What is an Architecture Decision Record (ADR) and why do platform architects use them? An ADR is a short document that captures an architectural decision — the context that made a decision necessary, the options considered, the decision made, and the rationale and consequences. Platform architects use ADRs to: (a) make architectural reasoning transparent and reviewable rather than locked in individuals' heads; (b) create a historical record that allows engineers to understand why a decision was made and whether the original rationale still applies; (c) facilitate better decisions through structured review of options and trade-offs before commitment. ADRs are particularly valuable in distributed engineering organisations where many engineers contribute to a shared codebase and architectural decisions affect many teams.

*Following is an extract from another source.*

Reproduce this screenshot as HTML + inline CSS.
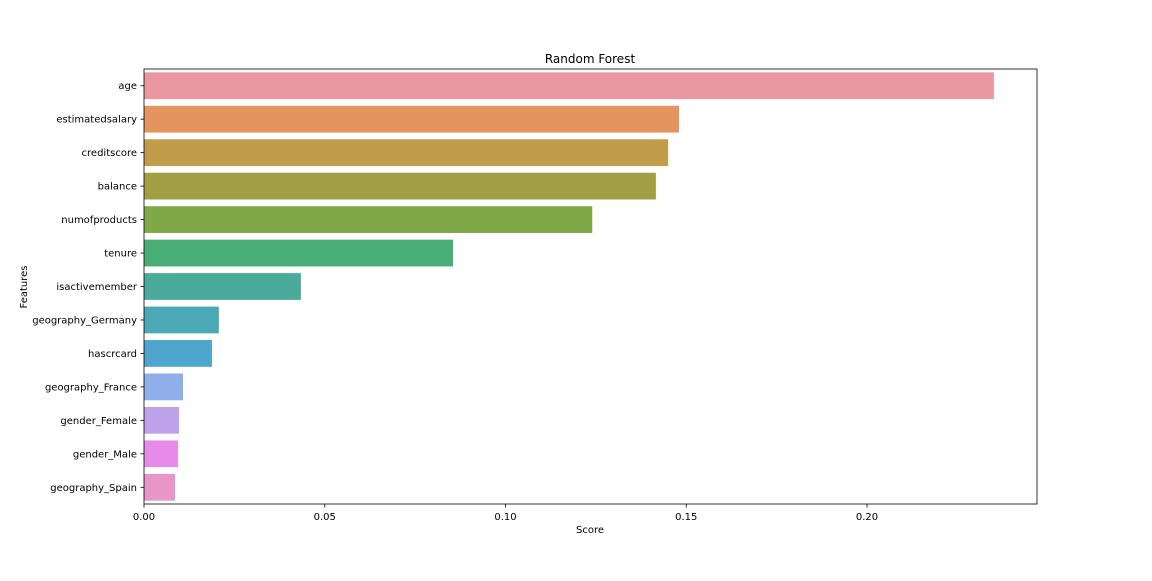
<!DOCTYPE html>
<html><head><meta charset="utf-8"><style>
body{margin:0;background:#fff}
svg text{font-family:"DejaVu Sans","Liberation Sans",sans-serif;fill:#000}
</style></head><body>
<svg id="chart" width="1152" height="576" xmlns="http://www.w3.org/2000/svg">
<text x="590" y="63" font-size="12" text-anchor="middle">Random Forest</text>
<g id="bars"></g>
<g id="axes"></g>
<text x="590" y="533" font-size="10" text-anchor="middle">Score</text>
<text transform="translate(27,287) rotate(-90)" font-size="10" text-anchor="middle">Features</text>
</svg>
<script>
const categories=["age","estimatedsalary","creditscore","balance","numofproducts","tenure","isactivemember","geography_Germany","hascrcard","geography_France","gender_Female","gender_Male","geography_Spain"];
const scores=[0.2351,0.148,0.145,0.1416,0.124,0.0855,0.0434,0.0207,0.0188,0.0108,0.0097,0.0094,0.0086];
const colors=["#ea96a3","#e3945f","#c09c4b","#a09f44","#7ea946","#49ae76","#4aab9d","#4aa9b5","#4ea5cd","#90aee9","#bea3ea","#e68ce8","#e896c6"];
const xTicks=[0,0.05,0.10,0.15,0.20];
const xTickLabels=["0.00","0.05","0.10","0.15","0.20"];
const L=144,R=1037,T=69,B=504,XMAX=(R-L)/3615;
const ns="http://www.w3.org/2000/svg";
const x=v=>L+v/XMAX*(R-L);
const band=(B-T)/categories.length;
const y=i=>T+i*band;
const bars=document.getElementById('bars'),axes=document.getElementById('axes');
function mk(tag,attrs,parent){const e=document.createElementNS(ns,tag);for(const k in attrs)e.setAttribute(k,attrs[k]);parent.appendChild(e);return e;}
categories.forEach((c,i)=>{
 const r=mk('rect',{x:x(0),y:y(i)+band*0.1,width:x(scores[i])-x(0),height:band*0.8,fill:colors[i]},bars);
 
 
 const t=mk('text',{x:L-7,y:y(i)+band/2+3.5,'font-size':10,'text-anchor':'end'},axes);
 t.textContent=c;
 
 
 mk('line',{x1:L-3.5,x2:L,y1:y(i)+band/2,y2:y(i)+band/2,stroke:'#000','stroke-width':0.8},axes);
});
xTicks.forEach((v,i)=>{
 mk('line',{x1:x(v),x2:x(v),y1:B,y2:B+3.5,stroke:'#000','stroke-width':0.8},axes);
 const t=mk('text',{x:x(v),y:B+16,'font-size':10,'text-anchor':'middle'},axes);
 t.textContent=xTickLabels[i];
 
 
});
const f=mk('rect',{x:L,y:T,width:R-L,height:B-T,fill:'none',stroke:'#000','stroke-width':0.8},axes);


</script>
</body></html>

How do you measure platform engineering effectiveness? DORA metrics are the most widely adopted framework: deployment frequency (how often code is deployed to production), lead time for changes (time from code commit to production), mean time to restore (MTTR when a service degrades), and change failure rate (percentage of deployments that cause incidents). These measure whether the platform is enabling faster, more reliable software delivery. Platform-specific metrics complement DORA: platform adoption rate (what percentage of services use platform-provided golden paths and shared services), developer satisfaction with platform tooling (NPS surveys), and time-to-first-production for new services (how long it takes a new team to go from project creation to first production deployment). The target is quantifying engineering productivity, not just platform activity.